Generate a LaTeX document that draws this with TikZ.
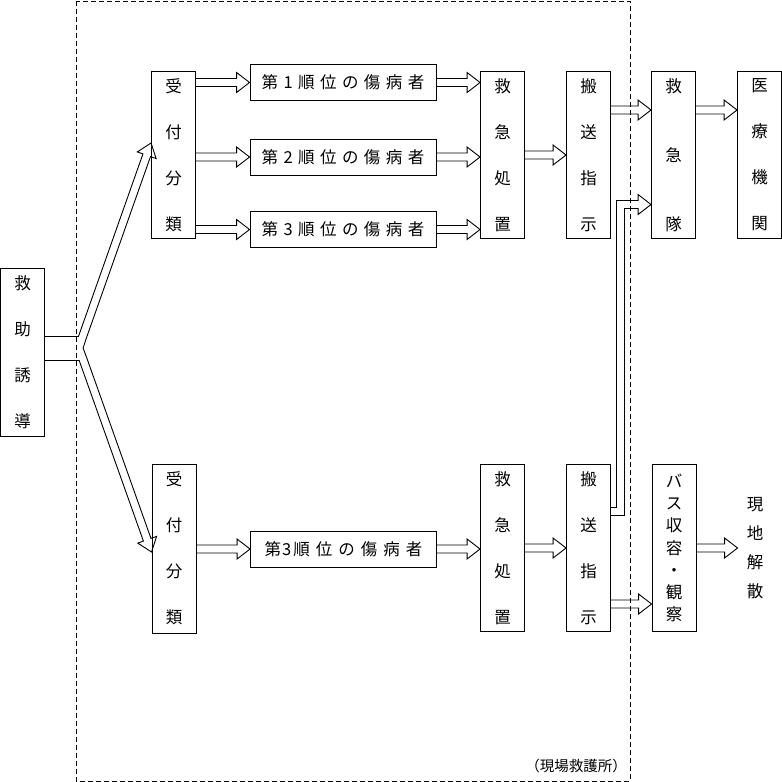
\documentclass[tikz,border=0pt]{standalone}
\usepackage{fontspec}
\setmainfont{Noto Sans CJK JP}
\newfontfamily\jpwide[LetterSpace=33]{Noto Sans CJK JP}
\usetikzlibrary{calc}
% outline of a block arrow: name, from, to
\newcommand{\blk}[3]{%
  \coordinate (#1-s) at (#2);
  \coordinate (#1-e) at (#3);
  \coordinate (#1-h) at ($(#1-e)!13pt!(#1-s)$);
  \coordinate (#1-a) at ($(#1-s)!4pt!90:(#1-e)$);
  \coordinate (#1-b) at ($(#1-s)!4pt!-90:(#1-e)$);
  \draw[arrline] (#1-a) -- ($(#1-h)!4pt!90:(#1-e)$) -- ($(#1-h)!10pt!90:(#1-e)$)
    -- (#1-e) -- ($(#1-h)!10pt!-90:(#1-e)$) -- ($(#1-h)!4pt!-90:(#1-e)$) -- (#1-b);}
\newcommand{\gap}{\hspace{6pt}}

\begin{document}
\begin{tikzpicture}[x=1pt, y=-1pt,
  vbox/.style={draw, line width=0.9pt, minimum width=44, minimum height=167, inner sep=0pt, align=center, font=\fontsize{16.5}{46}\selectfont},
  hbox/.style={draw, line width=0.9pt, minimum width=186, minimum height=36, inner sep=0pt, font=\jpwide\fontsize{16.5}{18}\selectfont},
  arrline/.style={line width=0.9pt, line join=miter}]
\useasboundingbox (0,0) rectangle (782,782);
% ---- the first-aid station ----
\draw[line width=0.9pt, dash pattern=on 5pt off 3pt] (76,1) rectangle (630,781);
\node[font=\fontsize{14.5}{16}\selectfont] (site) at (576,766) {（現場救護所）};
% ---- boxes ----
\node[vbox, minimum height=168] (kyu) at (22.5,352) {救\\助\\誘\\導};
\node[vbox] (rA) at (173.5,155) {受\\付\\分\\類};
\node[hbox] (pA1) at (343,82.5) {第1順位の傷病者};
\node[hbox] (pA2) at (343,157) {第2順位の傷病者};
\node[hbox] (pA3) at (343,229.5) {第3順位の傷病者};
\node[vbox] (tA) at (502.5,155) {救\\急\\処\\置};
\node[vbox] (sA) at (588.5,155) {搬\\送\\指\\示};
\node[vbox, font=\fontsize{16.5}{69}\selectfont] (kq) at (673.5,155) {救\\急\\隊};
\node[vbox] (iq) at (759.5,155) {医\\療\\機\\関};
\node[vbox, minimum height=169] (rB) at (174,548.5) {受\\付\\分\\類};
\node[hbox, font=\fontsize{16.5}{18}\selectfont] (pB) at (343.5,549) {第\kern1pt 3\kern2pt 順\gap 位\gap の\gap 傷\gap 病\gap 者};
\node[vbox] (tB) at (502.5,548) {救\\急\\処\\置};
\node[vbox] (sB) at (588.5,548) {搬\\送\\指\\示};
\node[vbox, font=\fontsize{16.5}{22.2}\selectfont] (bus) at (674,548) {バ\\ス\\収\\容\\・\\観\\察};
\node[align=center, inner sep=0pt, inner xsep=9, font=\fontsize{16.5}{29}\selectfont] (gen) at (755,548) {現\\地\\解\\散};
% ---- fork out of the guidance box ----
\coordinate (fork) at (83.1,348);
\blk{fu}{82.4,337.3}{rA.west |- 0,143}
\blk{fl}{82.8,358.7}{rB.west |- 0,552}
\draw[arrline] (kyu.east |- fu-a) -- (fu-a);
\draw[arrline] (kyu.east |- fl-b) -- (fl-b);
\draw[arrline] (fu-b) -- (fork) -- (fl-a);
% ---- upper flow ----
\blk{u1}{rA.east |- pA1}{pA1.west}
\blk{u2}{rA.east |- pA2}{pA2.west}
\blk{u3}{rA.east |- pA3}{pA3.west}
\blk{v1}{pA1.east}{tA.west |- pA1}
\blk{v2}{pA2.east}{tA.west |- pA2}
\blk{v3}{pA3.east}{tA.west |- pA3}
\blk{u4}{tA.east}{sA.west}
\blk{u5}{sA.east |- 0,110}{kq.west |- 0,110}
\blk{u6}{kq.east |- 0,110}{iq.west |- 0,110}
% ---- lower flow ----
\blk{l1}{rB.east |- pB}{pB.west}
\blk{l2}{pB.east}{tB.west |- pB}
\blk{l3}{tB.east}{sB.west}
\blk{m1}{sB.east |- 0,604}{bus.west |- 0,604}
\blk{m2}{bus.east}{gen.west}
% ---- lower transport order up to the ambulance ----
\blk{bd}{626,204.5}{kq.west |- 0,204.5}
\draw[arrline] (sB.east |- 0,507.5) -- (616,507.5) |- (bd-a);
\draw[arrline] (sB.east |- 0,515.5) -- (624,515.5) |- (bd-b);
\end{tikzpicture}
\end{document}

☆ ☆ ☆ ☆

• **TASK GOAL**
Omit every picture while copying the listing above exactly.

• **THE OUTPUT**
Generate a LaTeX document that draws this with TikZ.
\documentclass[tikz,border=0pt]{standalone}
\usepackage{fontspec}
\setmainfont{Noto Sans CJK JP}
\newfontfamily\jpwide[LetterSpace=33]{Noto Sans CJK JP}
\usetikzlibrary{calc}
% outline of a block arrow: name, from, to
\newcommand{\blk}[3]{%
  \coordinate (#1-s) at (#2);
  \coordinate (#1-e) at (#3);
  \coordinate (#1-h) at ($(#1-e)!13pt!(#1-s)$);
  \coordinate (#1-a) at ($(#1-s)!4pt!90:(#1-e)$);
  \coordinate (#1-b) at ($(#1-s)!4pt!-90:(#1-e)$);
  \draw[arrline] (#1-a) -- ($(#1-h)!4pt!90:(#1-e)$) -- ($(#1-h)!10pt!90:(#1-e)$)
    -- (#1-e) -- ($(#1-h)!10pt!-90:(#1-e)$) -- ($(#1-h)!4pt!-90:(#1-e)$) -- (#1-b);}
\newcommand{\gap}{\hspace{6pt}}

\begin{document}
\begin{tikzpicture}[x=1pt, y=-1pt,
  vbox/.style={draw, line width=0.9pt, minimum width=44, minimum height=167, inner sep=0pt, align=center, font=\fontsize{16.5}{46}\selectfont},
  hbox/.style={draw, line width=0.9pt, minimum width=186, minimum height=36, inner sep=0pt, font=\jpwide\fontsize{16.5}{18}\selectfont},
  arrline/.style={line width=0.9pt, line join=miter}]
\useasboundingbox (0,0) rectangle (782,782);
% ---- the first-aid station ----
\draw[line width=0.9pt, dash pattern=on 5pt off 3pt] (76,1) rectangle (630,781);
\node[font=\fontsize{14.5}{16}\selectfont] (site) at (576,766) {（現場救護所）};
% ---- boxes ----
\node[vbox, minimum height=168] (kyu) at (22.5,352) {救\\助\\誘\\導};
\node[vbox] (rA) at (173.5,155) {受\\付\\分\\類};
\node[hbox] (pA1) at (343,82.5) {第1順位の傷病者};
\node[hbox] (pA2) at (343,157) {第2順位の傷病者};
\node[hbox] (pA3) at (343,229.5) {第3順位の傷病者};
\node[vbox] (tA) at (502.5,155) {救\\急\\処\\置};
\node[vbox] (sA) at (588.5,155) {搬\\送\\指\\示};
\node[vbox, font=\fontsize{16.5}{69}\selectfont] (kq) at (673.5,155) {救\\急\\隊};
\node[vbox] (iq) at (759.5,155) {医\\療\\機\\関};
\node[vbox, minimum height=169] (rB) at (174,548.5) {受\\付\\分\\類};
\node[hbox, font=\fontsize{16.5}{18}\selectfont] (pB) at (343.5,549) {第\kern1pt 3\kern2pt 順\gap 位\gap の\gap 傷\gap 病\gap 者};
\node[vbox] (tB) at (502.5,548) {救\\急\\処\\置};
\node[vbox] (sB) at (588.5,548) {搬\\送\\指\\示};
\node[vbox, font=\fontsize{16.5}{22.2}\selectfont] (bus) at (674,548) {バ\\ス\\収\\容\\・\\観\\察};
\node[align=center, inner sep=0pt, inner xsep=9, font=\fontsize{16.5}{29}\selectfont] (gen) at (755,548) {現\\地\\解\\散};
% ---- fork out of the guidance box ----
\coordinate (fork) at (83.1,348);
\blk{fu}{82.4,337.3}{rA.west |- 0,143}
\blk{fl}{82.8,358.7}{rB.west |- 0,552}
\draw[arrline] (kyu.east |- fu-a) -- (fu-a);
\draw[arrline] (kyu.east |- fl-b) -- (fl-b);
\draw[arrline] (fu-b) -- (fork) -- (fl-a);
% ---- upper flow ----
\blk{u1}{rA.east |- pA1}{pA1.west}
\blk{u2}{rA.east |- pA2}{pA2.west}
\blk{u3}{rA.east |- pA3}{pA3.west}
\blk{v1}{pA1.east}{tA.west |- pA1}
\blk{v2}{pA2.east}{tA.west |- pA2}
\blk{v3}{pA3.east}{tA.west |- pA3}
\blk{u4}{tA.east}{sA.west}
\blk{u5}{sA.east |- 0,110}{kq.west |- 0,110}
\blk{u6}{kq.east |- 0,110}{iq.west |- 0,110}
% ---- lower flow ----
\blk{l1}{rB.east |- pB}{pB.west}
\blk{l2}{pB.east}{tB.west |- pB}
\blk{l3}{tB.east}{sB.west}
\blk{m1}{sB.east |- 0,604}{bus.west |- 0,604}
\blk{m2}{bus.east}{gen.west}
% ---- lower transport order up to the ambulance ----
\blk{bd}{626,204.5}{kq.west |- 0,204.5}
\draw[arrline] (sB.east |- 0,507.5) -- (616,507.5) |- (bd-a);
\draw[arrline] (sB.east |- 0,515.5) -- (624,515.5) |- (bd-b);
\end{tikzpicture}
\end{document}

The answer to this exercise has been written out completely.